> Challenge
Below are records to transcribe exactly, without their pictures.

> Data extract
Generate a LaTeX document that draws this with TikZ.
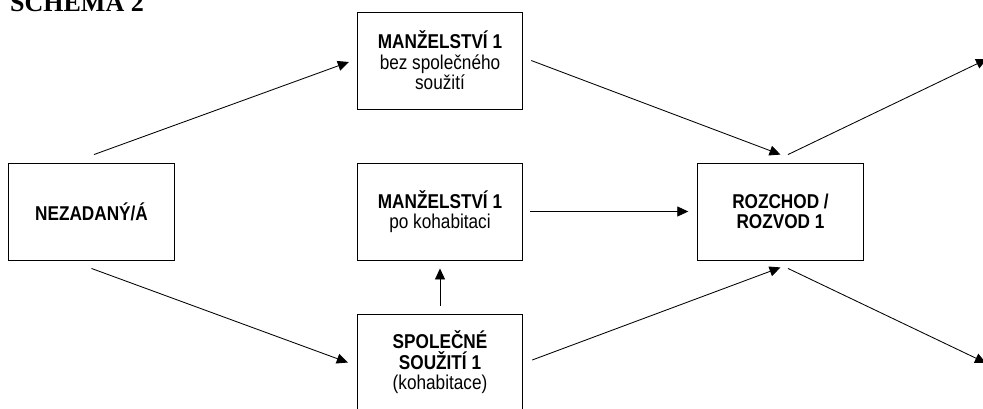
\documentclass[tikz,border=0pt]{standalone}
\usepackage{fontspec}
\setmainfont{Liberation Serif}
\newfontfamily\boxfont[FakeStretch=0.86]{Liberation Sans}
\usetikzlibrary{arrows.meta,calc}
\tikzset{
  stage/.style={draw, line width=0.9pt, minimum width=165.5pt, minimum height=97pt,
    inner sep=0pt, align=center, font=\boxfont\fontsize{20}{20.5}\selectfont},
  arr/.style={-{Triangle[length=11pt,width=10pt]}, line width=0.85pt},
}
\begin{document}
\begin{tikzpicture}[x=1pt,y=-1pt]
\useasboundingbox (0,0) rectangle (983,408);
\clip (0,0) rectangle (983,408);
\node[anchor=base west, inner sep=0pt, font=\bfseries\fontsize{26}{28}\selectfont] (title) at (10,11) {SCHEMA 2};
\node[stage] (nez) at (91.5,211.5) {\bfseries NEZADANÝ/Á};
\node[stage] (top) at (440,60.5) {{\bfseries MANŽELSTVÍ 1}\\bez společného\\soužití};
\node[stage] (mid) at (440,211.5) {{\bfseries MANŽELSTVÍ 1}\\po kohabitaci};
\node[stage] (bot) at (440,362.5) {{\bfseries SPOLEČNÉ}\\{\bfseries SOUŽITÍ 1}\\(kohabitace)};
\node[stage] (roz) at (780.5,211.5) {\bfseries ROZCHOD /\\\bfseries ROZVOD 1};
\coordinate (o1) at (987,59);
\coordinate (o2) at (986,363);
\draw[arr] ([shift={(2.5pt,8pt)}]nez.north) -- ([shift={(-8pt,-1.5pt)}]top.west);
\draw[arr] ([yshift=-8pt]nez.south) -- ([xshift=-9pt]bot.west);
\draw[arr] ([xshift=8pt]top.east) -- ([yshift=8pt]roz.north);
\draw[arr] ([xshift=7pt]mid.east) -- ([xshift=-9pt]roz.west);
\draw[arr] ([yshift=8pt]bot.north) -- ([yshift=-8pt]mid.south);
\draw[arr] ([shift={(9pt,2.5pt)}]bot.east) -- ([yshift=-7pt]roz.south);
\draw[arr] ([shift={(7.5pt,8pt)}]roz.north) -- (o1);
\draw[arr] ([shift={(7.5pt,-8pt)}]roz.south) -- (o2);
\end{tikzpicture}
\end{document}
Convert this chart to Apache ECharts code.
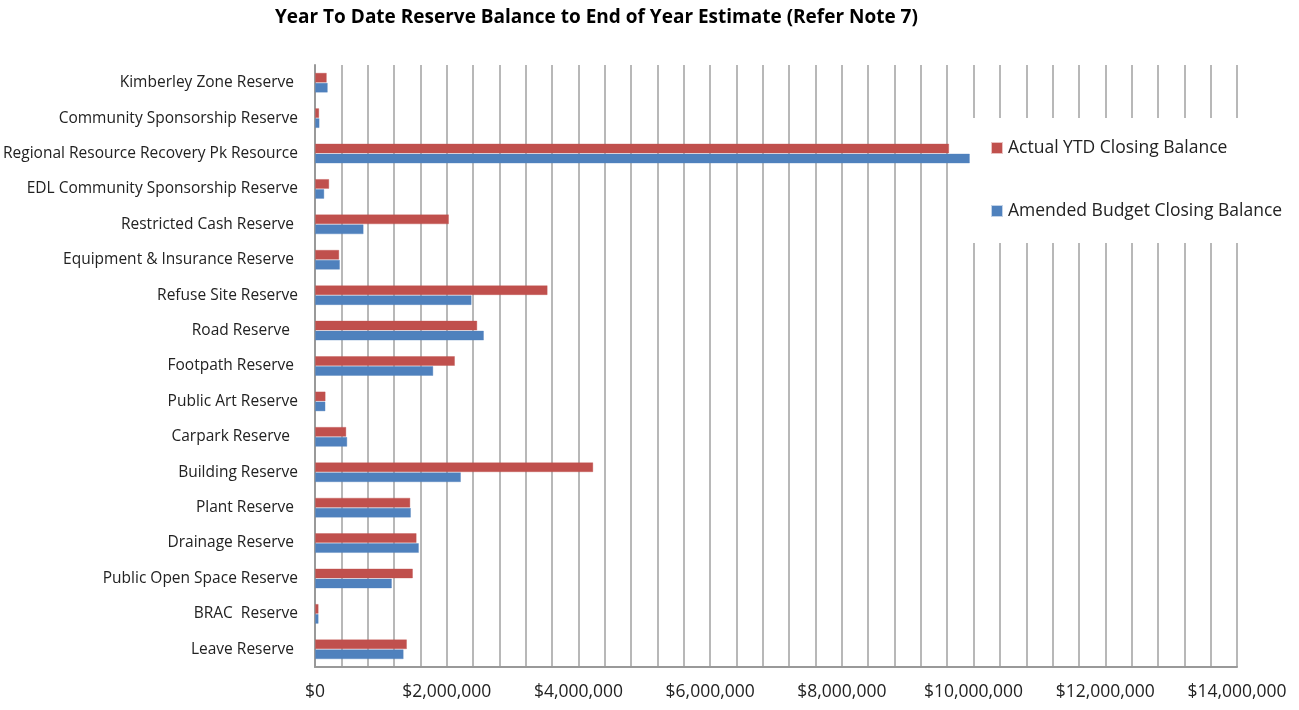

> Correct result
Generate a LaTeX document that draws this with TikZ.
\documentclass[tikz,border=0pt]{standalone}
\usepackage{fontspec}
\setmainfont{Liberation Serif}
\newfontfamily\boxfont[FakeStretch=0.86]{Liberation Sans}
\usetikzlibrary{arrows.meta,calc}
\tikzset{
  stage/.style={draw, line width=0.9pt, minimum width=165.5pt, minimum height=97pt,
    inner sep=0pt, align=center, font=\boxfont\fontsize{20}{20.5}\selectfont},
  arr/.style={-{Triangle[length=11pt,width=10pt]}, line width=0.85pt},
}
\begin{document}
\begin{tikzpicture}[x=1pt,y=-1pt]
\useasboundingbox (0,0) rectangle (983,408);
\clip (0,0) rectangle (983,408);
\node[anchor=base west, inner sep=0pt, font=\bfseries\fontsize{26}{28}\selectfont] (title) at (10,11) {SCHEMA 2};
\node[stage] (nez) at (91.5,211.5) {\bfseries NEZADANÝ/Á};
\node[stage] (top) at (440,60.5) {{\bfseries MANŽELSTVÍ 1}\\bez společného\\soužití};
\node[stage] (mid) at (440,211.5) {{\bfseries MANŽELSTVÍ 1}\\po kohabitaci};
\node[stage] (bot) at (440,362.5) {{\bfseries SPOLEČNÉ}\\{\bfseries SOUŽITÍ 1}\\(kohabitace)};
\node[stage] (roz) at (780.5,211.5) {\bfseries ROZCHOD /\\\bfseries ROZVOD 1};
\coordinate (o1) at (987,59);
\coordinate (o2) at (986,363);
\draw[arr] ([shift={(2.5pt,8pt)}]nez.north) -- ([shift={(-8pt,-1.5pt)}]top.west);
\draw[arr] ([yshift=-8pt]nez.south) -- ([xshift=-9pt]bot.west);
\draw[arr] ([xshift=8pt]top.east) -- ([yshift=8pt]roz.north);
\draw[arr] ([xshift=7pt]mid.east) -- ([xshift=-9pt]roz.west);
\draw[arr] ([yshift=8pt]bot.north) -- ([yshift=-8pt]mid.south);
\draw[arr] ([shift={(9pt,2.5pt)}]bot.east) -- ([yshift=-7pt]roz.south);
\draw[arr] ([shift={(7.5pt,8pt)}]roz.north) -- (o1);
\draw[arr] ([shift={(7.5pt,-8pt)}]roz.south) -- (o2);
\end{tikzpicture}
\end{document}
Convert this chart to Apache ECharts code.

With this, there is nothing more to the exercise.